**What you are asked to do**:
Collect all lines from the listing that include the string "seaborn".

* Begin *

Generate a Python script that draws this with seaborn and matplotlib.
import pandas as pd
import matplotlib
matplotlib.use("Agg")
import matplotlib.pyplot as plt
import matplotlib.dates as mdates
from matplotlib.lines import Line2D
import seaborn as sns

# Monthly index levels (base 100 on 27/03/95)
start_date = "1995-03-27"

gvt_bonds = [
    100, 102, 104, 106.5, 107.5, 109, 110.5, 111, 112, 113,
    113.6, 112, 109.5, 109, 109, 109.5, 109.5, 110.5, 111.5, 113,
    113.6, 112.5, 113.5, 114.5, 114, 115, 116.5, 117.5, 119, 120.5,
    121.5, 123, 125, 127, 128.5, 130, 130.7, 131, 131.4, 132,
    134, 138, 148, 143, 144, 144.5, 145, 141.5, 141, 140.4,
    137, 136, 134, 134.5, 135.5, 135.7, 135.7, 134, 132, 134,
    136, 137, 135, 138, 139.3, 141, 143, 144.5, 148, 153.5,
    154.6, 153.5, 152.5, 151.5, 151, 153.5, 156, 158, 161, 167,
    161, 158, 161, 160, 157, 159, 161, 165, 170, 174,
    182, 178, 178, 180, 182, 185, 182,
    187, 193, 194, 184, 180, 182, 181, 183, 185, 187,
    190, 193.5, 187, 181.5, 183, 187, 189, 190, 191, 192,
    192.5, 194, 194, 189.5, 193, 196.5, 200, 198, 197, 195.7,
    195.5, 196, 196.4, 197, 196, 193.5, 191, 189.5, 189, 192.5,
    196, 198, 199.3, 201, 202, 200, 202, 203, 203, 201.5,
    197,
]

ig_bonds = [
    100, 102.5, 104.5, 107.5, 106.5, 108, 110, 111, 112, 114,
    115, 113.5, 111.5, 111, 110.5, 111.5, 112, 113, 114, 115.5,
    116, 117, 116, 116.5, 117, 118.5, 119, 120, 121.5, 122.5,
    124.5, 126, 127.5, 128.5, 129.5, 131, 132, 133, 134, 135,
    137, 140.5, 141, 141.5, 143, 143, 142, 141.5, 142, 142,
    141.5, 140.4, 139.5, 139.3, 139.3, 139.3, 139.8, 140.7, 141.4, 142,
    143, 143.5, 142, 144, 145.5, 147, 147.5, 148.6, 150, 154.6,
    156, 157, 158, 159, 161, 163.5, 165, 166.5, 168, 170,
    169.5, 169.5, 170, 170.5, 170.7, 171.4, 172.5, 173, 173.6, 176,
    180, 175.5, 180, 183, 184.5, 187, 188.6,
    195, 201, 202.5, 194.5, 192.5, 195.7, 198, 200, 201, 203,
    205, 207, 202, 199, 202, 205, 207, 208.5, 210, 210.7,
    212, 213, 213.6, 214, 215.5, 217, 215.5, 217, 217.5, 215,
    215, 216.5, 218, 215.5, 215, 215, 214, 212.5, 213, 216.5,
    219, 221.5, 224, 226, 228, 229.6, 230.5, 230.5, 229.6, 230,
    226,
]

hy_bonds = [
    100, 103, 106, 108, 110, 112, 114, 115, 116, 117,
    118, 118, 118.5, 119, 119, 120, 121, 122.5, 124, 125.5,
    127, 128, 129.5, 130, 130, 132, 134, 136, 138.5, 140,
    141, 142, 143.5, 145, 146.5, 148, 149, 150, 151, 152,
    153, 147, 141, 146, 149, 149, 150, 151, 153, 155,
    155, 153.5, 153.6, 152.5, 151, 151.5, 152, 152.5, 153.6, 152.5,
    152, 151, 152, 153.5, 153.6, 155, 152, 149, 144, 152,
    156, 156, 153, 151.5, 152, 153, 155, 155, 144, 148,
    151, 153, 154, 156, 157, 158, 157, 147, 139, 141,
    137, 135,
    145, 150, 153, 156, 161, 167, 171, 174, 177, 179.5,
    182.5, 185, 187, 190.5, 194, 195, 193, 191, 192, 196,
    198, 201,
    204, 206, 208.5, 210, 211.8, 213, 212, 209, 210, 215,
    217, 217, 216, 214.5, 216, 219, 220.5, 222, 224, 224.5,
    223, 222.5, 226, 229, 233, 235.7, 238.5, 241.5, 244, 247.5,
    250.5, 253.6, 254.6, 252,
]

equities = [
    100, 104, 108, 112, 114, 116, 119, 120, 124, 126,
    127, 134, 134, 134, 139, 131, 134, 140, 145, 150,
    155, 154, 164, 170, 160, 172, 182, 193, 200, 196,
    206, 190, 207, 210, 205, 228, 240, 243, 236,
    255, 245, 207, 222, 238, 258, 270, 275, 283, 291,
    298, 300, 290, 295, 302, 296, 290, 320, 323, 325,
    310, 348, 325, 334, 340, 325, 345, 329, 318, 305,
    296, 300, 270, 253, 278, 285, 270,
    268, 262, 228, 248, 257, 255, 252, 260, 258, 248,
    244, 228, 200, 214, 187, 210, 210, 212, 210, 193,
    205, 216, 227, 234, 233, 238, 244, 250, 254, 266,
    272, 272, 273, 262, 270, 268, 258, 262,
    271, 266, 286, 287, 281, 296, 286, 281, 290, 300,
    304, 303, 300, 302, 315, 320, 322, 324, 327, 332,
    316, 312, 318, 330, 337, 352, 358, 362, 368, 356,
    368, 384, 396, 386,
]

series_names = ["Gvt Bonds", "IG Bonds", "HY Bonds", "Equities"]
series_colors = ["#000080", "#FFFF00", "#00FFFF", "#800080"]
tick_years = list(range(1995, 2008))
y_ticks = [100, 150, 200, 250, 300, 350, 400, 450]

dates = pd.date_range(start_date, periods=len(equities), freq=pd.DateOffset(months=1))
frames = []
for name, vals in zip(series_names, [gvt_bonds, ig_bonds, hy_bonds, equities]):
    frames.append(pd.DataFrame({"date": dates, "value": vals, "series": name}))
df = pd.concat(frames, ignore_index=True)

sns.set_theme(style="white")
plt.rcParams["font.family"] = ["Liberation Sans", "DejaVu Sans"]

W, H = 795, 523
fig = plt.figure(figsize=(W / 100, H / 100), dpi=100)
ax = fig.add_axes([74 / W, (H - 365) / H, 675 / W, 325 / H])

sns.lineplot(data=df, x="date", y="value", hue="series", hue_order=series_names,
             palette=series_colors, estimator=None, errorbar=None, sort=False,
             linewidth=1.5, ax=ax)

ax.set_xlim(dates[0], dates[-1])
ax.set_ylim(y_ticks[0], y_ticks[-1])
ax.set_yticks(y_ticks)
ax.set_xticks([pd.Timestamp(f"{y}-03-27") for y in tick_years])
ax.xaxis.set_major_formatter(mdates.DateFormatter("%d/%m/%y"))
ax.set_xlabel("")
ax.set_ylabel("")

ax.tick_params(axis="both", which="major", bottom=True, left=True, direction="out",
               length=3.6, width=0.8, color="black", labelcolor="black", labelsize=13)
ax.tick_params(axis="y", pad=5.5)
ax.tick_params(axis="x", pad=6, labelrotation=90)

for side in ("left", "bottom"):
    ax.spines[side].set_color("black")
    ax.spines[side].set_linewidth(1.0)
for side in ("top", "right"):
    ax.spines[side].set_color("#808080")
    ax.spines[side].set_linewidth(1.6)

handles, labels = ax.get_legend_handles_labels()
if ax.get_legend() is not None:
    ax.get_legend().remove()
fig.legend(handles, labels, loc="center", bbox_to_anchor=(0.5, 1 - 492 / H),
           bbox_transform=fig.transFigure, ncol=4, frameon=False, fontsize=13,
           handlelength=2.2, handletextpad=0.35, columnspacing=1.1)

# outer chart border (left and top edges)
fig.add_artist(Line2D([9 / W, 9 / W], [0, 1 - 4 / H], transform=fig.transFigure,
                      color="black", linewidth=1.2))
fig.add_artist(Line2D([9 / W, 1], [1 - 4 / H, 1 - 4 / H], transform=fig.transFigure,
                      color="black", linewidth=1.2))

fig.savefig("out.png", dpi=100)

* End *

**Expected answer**:
Generate a Python script that draws this with seaborn and matplotlib.
import seaborn as sns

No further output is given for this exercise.